## Task instructions
Filter this data down to the lines that hold "Reproduce", and copy them.

= = = =

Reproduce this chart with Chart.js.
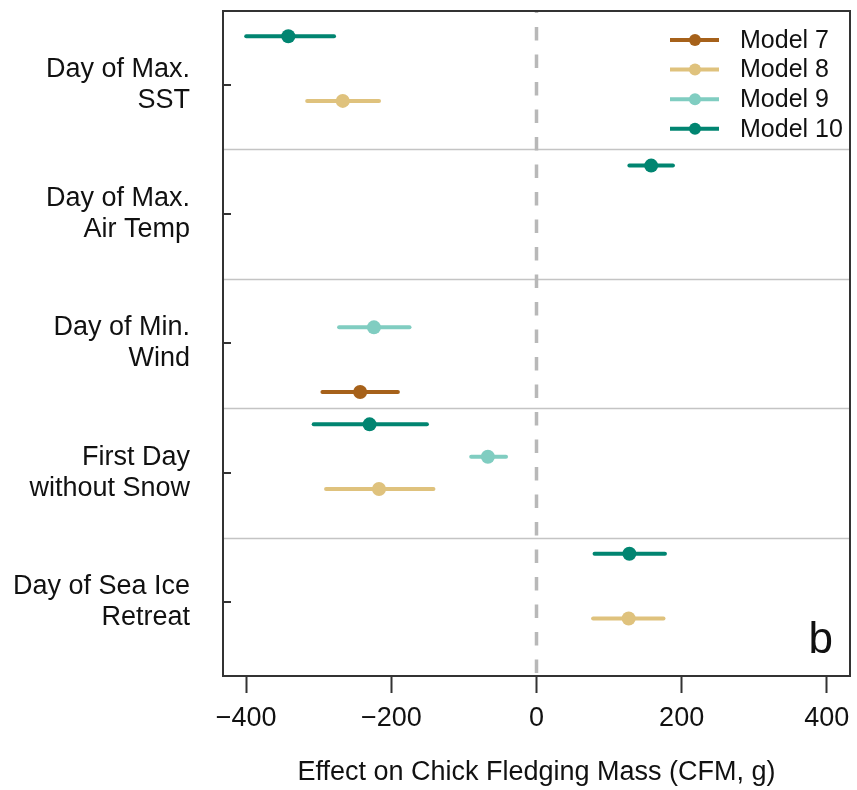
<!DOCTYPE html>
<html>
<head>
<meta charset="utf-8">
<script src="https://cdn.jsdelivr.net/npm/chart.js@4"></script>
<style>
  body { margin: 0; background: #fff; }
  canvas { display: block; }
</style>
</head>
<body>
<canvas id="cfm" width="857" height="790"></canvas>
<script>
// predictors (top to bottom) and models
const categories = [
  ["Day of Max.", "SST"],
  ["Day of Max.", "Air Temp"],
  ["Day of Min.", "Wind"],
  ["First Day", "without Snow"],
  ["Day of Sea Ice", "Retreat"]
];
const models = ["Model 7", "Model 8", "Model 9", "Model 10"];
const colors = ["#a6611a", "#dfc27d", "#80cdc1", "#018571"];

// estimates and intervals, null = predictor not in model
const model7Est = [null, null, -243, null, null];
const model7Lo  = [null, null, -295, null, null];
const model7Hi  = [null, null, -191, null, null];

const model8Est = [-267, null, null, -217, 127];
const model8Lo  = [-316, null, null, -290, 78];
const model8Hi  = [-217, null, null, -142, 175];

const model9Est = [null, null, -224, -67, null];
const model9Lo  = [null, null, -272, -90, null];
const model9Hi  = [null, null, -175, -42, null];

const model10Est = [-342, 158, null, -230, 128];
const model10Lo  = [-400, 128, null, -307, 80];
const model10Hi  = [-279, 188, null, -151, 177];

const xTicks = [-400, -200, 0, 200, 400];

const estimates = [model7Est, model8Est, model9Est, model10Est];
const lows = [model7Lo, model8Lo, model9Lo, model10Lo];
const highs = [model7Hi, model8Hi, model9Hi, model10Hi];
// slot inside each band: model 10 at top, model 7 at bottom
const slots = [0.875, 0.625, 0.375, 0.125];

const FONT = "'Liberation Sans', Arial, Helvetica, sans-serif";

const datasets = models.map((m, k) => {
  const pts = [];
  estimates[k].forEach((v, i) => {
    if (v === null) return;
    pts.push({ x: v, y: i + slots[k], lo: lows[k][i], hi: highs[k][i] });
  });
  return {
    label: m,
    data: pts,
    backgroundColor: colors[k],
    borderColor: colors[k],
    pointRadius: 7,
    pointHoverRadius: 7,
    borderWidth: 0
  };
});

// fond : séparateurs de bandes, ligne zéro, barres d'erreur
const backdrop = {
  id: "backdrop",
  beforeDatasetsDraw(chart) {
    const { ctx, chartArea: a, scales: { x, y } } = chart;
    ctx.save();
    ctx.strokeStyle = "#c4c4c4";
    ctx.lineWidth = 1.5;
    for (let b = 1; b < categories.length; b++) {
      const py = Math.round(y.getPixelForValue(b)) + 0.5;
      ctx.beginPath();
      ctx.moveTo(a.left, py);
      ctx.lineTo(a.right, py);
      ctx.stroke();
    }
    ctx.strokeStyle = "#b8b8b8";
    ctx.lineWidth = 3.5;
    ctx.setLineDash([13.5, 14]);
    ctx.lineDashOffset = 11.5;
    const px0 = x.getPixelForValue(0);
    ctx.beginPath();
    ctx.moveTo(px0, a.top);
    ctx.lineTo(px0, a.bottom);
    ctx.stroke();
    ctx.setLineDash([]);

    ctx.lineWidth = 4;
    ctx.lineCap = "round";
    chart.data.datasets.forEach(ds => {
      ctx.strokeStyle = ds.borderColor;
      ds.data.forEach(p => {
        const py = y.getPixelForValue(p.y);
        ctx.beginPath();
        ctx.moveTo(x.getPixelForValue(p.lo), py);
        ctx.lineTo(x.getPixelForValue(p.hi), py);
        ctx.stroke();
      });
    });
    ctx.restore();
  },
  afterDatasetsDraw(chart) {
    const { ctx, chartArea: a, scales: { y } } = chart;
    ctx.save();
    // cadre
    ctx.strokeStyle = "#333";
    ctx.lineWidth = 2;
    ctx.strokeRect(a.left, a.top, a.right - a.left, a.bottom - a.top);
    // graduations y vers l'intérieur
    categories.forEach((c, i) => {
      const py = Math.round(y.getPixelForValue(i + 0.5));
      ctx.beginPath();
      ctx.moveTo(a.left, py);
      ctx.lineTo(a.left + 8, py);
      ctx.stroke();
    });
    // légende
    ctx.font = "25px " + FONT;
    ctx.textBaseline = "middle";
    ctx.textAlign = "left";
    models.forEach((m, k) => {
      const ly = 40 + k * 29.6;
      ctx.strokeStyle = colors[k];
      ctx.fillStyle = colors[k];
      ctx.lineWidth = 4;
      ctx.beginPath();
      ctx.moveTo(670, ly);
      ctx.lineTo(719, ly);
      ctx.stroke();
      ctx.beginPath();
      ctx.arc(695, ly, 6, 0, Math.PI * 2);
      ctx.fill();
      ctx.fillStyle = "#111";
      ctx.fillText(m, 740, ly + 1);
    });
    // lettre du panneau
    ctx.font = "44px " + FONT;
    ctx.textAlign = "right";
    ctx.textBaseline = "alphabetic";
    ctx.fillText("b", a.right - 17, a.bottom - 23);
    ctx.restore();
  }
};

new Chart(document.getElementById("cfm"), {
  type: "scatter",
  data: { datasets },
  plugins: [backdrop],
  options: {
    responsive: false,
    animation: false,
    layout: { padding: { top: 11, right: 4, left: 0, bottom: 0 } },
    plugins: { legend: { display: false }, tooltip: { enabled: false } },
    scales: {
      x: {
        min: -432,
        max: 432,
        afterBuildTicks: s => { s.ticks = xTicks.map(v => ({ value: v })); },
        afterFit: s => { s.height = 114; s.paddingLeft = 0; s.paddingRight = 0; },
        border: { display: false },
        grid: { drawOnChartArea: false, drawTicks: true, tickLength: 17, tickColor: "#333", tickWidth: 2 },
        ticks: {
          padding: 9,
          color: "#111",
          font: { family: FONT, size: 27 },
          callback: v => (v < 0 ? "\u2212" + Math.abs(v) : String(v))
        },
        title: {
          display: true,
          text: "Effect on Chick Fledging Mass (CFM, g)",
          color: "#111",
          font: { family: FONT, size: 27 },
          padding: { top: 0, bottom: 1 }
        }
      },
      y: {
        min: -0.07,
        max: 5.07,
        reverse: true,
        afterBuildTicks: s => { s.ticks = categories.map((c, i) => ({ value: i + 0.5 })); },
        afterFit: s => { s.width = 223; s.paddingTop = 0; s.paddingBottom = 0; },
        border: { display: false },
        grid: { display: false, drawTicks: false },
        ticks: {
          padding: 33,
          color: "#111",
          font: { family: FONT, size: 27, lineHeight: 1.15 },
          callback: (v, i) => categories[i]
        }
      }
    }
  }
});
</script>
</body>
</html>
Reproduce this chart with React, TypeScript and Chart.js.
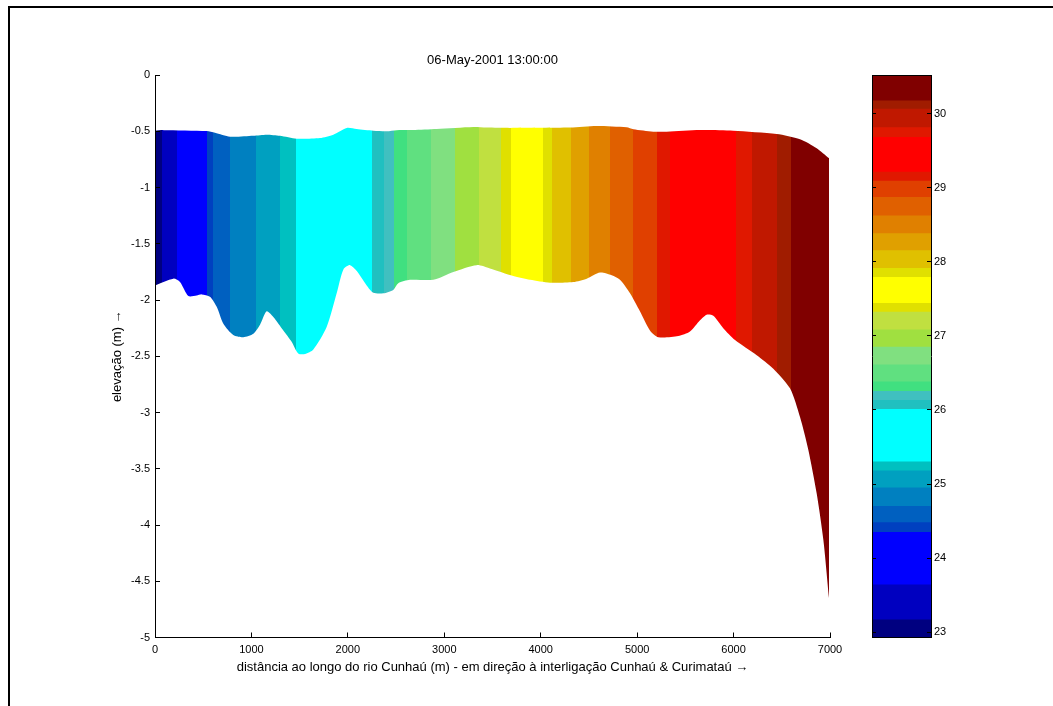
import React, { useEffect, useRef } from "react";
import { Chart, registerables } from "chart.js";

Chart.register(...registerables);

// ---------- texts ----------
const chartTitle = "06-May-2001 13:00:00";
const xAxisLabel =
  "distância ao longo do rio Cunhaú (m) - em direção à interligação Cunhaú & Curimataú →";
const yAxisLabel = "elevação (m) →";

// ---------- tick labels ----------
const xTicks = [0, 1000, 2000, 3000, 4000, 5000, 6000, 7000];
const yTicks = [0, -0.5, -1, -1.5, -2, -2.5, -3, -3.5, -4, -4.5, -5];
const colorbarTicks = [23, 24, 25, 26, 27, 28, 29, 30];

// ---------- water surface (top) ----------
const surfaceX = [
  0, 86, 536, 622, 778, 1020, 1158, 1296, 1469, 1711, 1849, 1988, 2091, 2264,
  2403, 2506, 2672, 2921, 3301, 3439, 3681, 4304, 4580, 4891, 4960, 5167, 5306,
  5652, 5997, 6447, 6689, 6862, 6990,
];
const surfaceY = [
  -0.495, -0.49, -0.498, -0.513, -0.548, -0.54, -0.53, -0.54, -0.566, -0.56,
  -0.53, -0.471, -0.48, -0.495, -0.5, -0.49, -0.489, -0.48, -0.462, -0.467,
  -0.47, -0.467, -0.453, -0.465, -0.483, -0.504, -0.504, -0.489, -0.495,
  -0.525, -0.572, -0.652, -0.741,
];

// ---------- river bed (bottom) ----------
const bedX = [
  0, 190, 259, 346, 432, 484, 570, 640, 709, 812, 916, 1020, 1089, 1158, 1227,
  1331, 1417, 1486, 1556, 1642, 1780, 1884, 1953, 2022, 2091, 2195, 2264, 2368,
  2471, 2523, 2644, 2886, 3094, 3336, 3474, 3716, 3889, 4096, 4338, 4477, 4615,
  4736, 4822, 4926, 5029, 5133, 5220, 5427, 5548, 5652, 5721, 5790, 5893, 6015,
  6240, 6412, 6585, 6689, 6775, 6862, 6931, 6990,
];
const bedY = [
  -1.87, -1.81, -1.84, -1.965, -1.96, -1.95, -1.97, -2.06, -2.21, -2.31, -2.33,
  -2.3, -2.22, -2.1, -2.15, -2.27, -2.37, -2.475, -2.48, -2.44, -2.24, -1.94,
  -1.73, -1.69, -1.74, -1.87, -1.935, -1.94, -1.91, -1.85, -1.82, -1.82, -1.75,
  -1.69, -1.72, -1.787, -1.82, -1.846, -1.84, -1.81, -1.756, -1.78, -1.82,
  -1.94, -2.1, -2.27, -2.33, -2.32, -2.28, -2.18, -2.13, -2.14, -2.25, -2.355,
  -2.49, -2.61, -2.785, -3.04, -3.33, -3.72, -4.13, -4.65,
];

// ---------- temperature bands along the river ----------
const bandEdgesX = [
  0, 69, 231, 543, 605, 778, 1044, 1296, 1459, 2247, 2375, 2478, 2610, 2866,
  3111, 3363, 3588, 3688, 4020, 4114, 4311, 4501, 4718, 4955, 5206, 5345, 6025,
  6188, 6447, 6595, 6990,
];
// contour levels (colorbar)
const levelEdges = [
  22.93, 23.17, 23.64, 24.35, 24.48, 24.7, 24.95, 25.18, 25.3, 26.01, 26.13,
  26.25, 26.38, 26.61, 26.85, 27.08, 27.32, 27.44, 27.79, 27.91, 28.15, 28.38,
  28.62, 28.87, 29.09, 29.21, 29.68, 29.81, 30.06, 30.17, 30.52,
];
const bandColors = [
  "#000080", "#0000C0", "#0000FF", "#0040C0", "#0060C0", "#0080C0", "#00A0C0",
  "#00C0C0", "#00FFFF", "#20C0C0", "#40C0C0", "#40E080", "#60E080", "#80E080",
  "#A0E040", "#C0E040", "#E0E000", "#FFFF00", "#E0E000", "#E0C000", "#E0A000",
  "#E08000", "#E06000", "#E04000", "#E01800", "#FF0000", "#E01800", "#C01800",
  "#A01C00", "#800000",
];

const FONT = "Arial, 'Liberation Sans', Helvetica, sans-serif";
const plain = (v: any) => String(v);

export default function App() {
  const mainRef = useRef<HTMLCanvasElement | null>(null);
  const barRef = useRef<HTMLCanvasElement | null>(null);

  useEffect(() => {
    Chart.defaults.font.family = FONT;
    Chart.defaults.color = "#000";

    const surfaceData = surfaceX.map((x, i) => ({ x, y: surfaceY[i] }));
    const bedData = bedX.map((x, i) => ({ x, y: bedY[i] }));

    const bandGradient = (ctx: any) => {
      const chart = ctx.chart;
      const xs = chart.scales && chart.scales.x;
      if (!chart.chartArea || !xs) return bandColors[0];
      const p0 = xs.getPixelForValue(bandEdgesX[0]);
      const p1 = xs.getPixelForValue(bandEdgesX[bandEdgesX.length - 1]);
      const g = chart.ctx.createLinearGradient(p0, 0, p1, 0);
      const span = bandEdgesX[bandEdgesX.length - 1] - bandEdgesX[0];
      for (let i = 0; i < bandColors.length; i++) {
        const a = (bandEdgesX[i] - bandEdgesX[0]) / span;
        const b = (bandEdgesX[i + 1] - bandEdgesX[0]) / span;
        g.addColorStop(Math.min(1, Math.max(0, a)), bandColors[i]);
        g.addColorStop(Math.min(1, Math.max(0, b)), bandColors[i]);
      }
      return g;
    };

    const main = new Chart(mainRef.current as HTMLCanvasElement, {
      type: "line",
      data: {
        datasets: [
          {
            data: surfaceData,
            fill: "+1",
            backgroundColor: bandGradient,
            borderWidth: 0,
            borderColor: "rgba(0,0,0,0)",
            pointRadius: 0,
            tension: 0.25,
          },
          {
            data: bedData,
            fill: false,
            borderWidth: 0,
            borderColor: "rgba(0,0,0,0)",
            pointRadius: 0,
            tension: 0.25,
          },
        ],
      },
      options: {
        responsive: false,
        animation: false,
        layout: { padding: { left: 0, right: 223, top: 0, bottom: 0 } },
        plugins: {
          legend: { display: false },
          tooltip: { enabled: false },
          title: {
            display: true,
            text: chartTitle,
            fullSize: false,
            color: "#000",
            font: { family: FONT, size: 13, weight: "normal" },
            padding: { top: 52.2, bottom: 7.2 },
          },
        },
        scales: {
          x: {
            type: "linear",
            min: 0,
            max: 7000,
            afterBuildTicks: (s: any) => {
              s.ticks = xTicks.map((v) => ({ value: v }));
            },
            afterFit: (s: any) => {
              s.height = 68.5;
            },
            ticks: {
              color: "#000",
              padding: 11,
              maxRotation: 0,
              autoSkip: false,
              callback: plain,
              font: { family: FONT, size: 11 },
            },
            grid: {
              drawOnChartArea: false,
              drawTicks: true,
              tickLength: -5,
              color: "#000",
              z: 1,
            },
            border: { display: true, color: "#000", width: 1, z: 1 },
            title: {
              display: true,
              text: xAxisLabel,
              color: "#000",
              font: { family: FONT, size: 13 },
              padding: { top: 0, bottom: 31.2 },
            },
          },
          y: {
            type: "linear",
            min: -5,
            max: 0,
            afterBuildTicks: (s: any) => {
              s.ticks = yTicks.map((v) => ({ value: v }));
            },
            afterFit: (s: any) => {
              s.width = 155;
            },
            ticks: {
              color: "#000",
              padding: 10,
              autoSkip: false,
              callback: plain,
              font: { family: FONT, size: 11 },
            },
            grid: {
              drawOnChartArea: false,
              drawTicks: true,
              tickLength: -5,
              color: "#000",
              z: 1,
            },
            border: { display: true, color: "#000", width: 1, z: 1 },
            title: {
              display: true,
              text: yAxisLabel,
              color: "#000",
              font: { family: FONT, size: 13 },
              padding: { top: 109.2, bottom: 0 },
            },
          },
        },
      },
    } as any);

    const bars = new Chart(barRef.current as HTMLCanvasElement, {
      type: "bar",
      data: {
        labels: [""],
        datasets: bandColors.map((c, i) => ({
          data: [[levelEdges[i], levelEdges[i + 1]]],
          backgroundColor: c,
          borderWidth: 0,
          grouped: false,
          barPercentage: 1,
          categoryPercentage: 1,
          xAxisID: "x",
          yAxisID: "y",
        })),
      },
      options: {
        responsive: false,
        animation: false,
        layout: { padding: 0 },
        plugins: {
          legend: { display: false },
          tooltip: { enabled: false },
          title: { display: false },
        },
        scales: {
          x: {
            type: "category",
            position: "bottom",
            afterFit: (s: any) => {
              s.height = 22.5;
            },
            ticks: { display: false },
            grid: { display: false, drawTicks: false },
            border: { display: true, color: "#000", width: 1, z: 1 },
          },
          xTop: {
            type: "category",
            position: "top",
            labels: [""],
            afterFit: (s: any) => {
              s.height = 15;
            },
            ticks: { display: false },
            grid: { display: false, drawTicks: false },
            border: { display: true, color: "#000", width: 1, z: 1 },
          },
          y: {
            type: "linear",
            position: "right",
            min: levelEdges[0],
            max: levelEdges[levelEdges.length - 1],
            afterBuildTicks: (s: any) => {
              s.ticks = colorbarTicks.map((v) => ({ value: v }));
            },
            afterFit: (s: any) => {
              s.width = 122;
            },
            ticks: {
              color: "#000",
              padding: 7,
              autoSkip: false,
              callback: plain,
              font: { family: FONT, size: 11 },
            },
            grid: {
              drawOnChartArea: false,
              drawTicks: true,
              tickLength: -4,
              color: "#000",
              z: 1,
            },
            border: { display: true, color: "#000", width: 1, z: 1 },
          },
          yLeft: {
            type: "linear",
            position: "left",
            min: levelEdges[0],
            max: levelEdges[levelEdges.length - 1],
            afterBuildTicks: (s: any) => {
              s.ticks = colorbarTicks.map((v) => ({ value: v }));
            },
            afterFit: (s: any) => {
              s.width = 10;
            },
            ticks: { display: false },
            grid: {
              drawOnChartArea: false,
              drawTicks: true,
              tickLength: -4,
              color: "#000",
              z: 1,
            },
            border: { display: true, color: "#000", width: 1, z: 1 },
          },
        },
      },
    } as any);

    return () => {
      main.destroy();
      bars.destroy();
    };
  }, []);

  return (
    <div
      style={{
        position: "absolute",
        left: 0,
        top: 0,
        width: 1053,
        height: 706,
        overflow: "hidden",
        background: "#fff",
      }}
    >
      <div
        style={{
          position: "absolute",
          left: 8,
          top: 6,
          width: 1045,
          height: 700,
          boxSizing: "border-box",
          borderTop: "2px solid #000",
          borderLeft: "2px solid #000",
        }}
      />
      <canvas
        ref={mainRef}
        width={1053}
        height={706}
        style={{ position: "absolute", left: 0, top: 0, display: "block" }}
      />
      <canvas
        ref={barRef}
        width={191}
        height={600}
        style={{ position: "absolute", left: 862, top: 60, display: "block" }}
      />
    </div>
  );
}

= = = =

## Reply
Reproduce this chart with Chart.js.
Reproduce this chart with React, TypeScript and Chart.js.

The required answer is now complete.